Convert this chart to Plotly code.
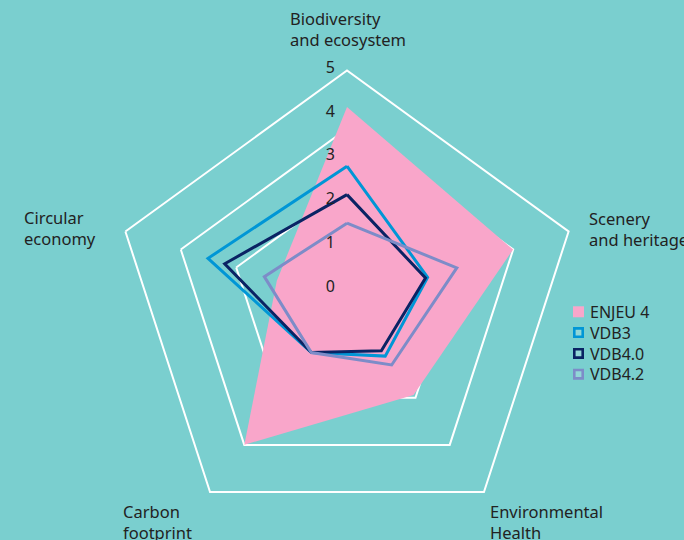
import plotly.graph_objects as go

# ---------------- data ----------------
categories = ["Biodiversity and ecosystem", "Scenery and heritage",
              "Environmental Health", "Carbon footprint", "Circular economy"]
category_labels = ["Biodiversity<br>and ecosystem", "Scenery<br>and heritage",
                   "Environmental<br>Health", "Carbon<br>footprint",
                   "Circular<br>economy"]

series_names = ["ENJEU 4", "VDB3", "VDB4.0", "VDB4.2"]
enjeu4 = [4.1, 3.6, 2.2, 3.6, 1.3]
vdb3 = [2.75, 1.55, 1.1, 1.0, 2.95]
vdb40 = [2.1, 1.5, 0.95, 1.0, 2.55]
vdb42 = [1.45, 2.25, 1.35, 1.0, 1.6]
radial_ticks = [0, 1, 2, 3, 4, 5]
grid_rings = [1, 2, 3]          # inner reference pentagons (outer = 4)

# ---------------- style ----------------
W, H = 684, 540
BG = "#7ACFCF"
TXT = "#222222"
FONT = "Noto Sans"
colors = ["#F9A6CA", "#0096D6", "#0A2364", "#7D8CC8"]

def fx(px):
    return px / W

def fy(py):
    return 1 - py / H

def domain(cx, cy, r):
    return dict(x=[fx(cx - r), fx(cx + r)], y=[fy(cy + r), fy(cy - r)])

fig = go.Figure()

# invisible trace so the grid subplot exists
fig.add_trace(go.Scatterpolar(r=[0] * len(categories), theta=categories,
                              mode="markers", marker=dict(opacity=0),
                              hoverinfo="skip", showlegend=False,
                              subplot="polar"))

series = [enjeu4, vdb3, vdb40, vdb42]
for i, (name, vals) in enumerate(zip(series_names, series)):
    r = vals + [vals[0]]
    th = categories + [categories[0]]
    if i == 0:
        fig.add_trace(go.Scatterpolar(r=r, theta=th, name=name, mode="lines",
                                      fill="toself", fillcolor=colors[i],
                                      line=dict(color=colors[i], width=0),
                                      showlegend=False, subplot="polar2"))
    else:
        fig.add_trace(go.Scatterpolar(r=r, theta=th, name=name, mode="lines",
                                      line=dict(color=colors[i], width=3),
                                      showlegend=False, subplot="polar2"))

CX, CY = 347, 303.5
angular_common = dict(direction="clockwise", rotation=90, showgrid=False,
                      showticklabels=False, ticks="")

fig.update_layout(
    width=W, height=H, autosize=False,
    margin=dict(l=0, r=0, t=0, b=0),
    paper_bgcolor=BG, plot_bgcolor=BG,
    font=dict(family=FONT, color=TXT, size=16),
    showlegend=False,
    polar=dict(
        domain=domain(CX, CY, 233),
        bgcolor="rgba(0,0,0,0)",
        gridshape="linear",
        radialaxis=dict(range=[0, 4], tickvals=grid_rings, showticklabels=False,
                        showline=False, ticks="", gridcolor="white", gridwidth=2),
        angularaxis=dict(showline=True, linecolor="white", linewidth=2,
                         **angular_common),
    ),
    polar2=dict(
        domain=domain(CX, CY, 236),
        bgcolor="rgba(0,0,0,0)",
        gridshape="linear",
        radialaxis=dict(range=[-0.383, 5], tickvals=radial_ticks, showgrid=False,
                        showline=False, ticks="outside", ticklen=6,
                        tickcolor="rgba(0,0,0,0)", angle=90, tickangle=90,
                        side="counterclockwise",
                        tickfont=dict(size=16, color=TXT, family=FONT)),
        angularaxis=dict(showline=False, **angular_common),
    ),
)

# category labels (left-aligned, two lines)
label_anchor = [(288, 29), (587, 228.5), (488, 522), (121, 522), (22, 227.5)]
annotations = []
for (lx, ly), text in zip(label_anchor, category_labels):
    annotations.append(dict(text=text, x=fx(lx), y=fy(ly), align="left",
                            xref="paper", yref="paper", xanchor="left",
                            yanchor="middle", showarrow=False,
                            font=dict(size=16.5, color=TXT, family=FONT)))

# legend: one text block + square swatches aligned with its lines
LEG_FONT = 16
LGAP = LEG_FONT * 1.3
LMID = 343            # vertical middle of the legend block (px)
LX, SW = 578.5, 11
n = len(series_names)
annotations.append(dict(text="<br>".join(series_names), x=fx(588), y=fy(LMID),
                        xref="paper", yref="paper", xanchor="left",
                        yanchor="middle", align="left", showarrow=False,
                        font=dict(size=LEG_FONT, color=TXT, family=FONT)))
shapes = []
for i in range(n):
    yc = LMID + (i - (n - 1) / 2) * LGAP
    if i == 0:
        shapes.append(dict(type="rect", xref="paper", yref="paper",
                           x0=fx(LX - SW / 2), x1=fx(LX + SW / 2),
                           y0=fy(yc + SW / 2), y1=fy(yc - SW / 2),
                           fillcolor=colors[i], line=dict(width=0)))
    else:
        s = SW - 2.6
        shapes.append(dict(type="rect", xref="paper", yref="paper",
                           x0=fx(LX - s / 2), x1=fx(LX + s / 2),
                           y0=fy(yc + s / 2), y1=fy(yc - s / 2),
                           fillcolor="rgba(255,255,255,0.18)",
                           line=dict(color=colors[i], width=2.6)))

fig.update_layout(annotations=annotations, shapes=shapes)
fig.write_html("out.html", config={"displayModeBar": False},
               post_script="document.body.style.margin='0';")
☆ ☆ ☆ ☆ ☆
— WHAT THE TASK REQUIRES —
Begin at the top of the material above and output each line exactly, stopping after the line that holds "import plotly.graph_objects as go". Leave out pictures.

— SOLUTION BELOW —
Convert this chart to Plotly code.
import plotly.graph_objects as go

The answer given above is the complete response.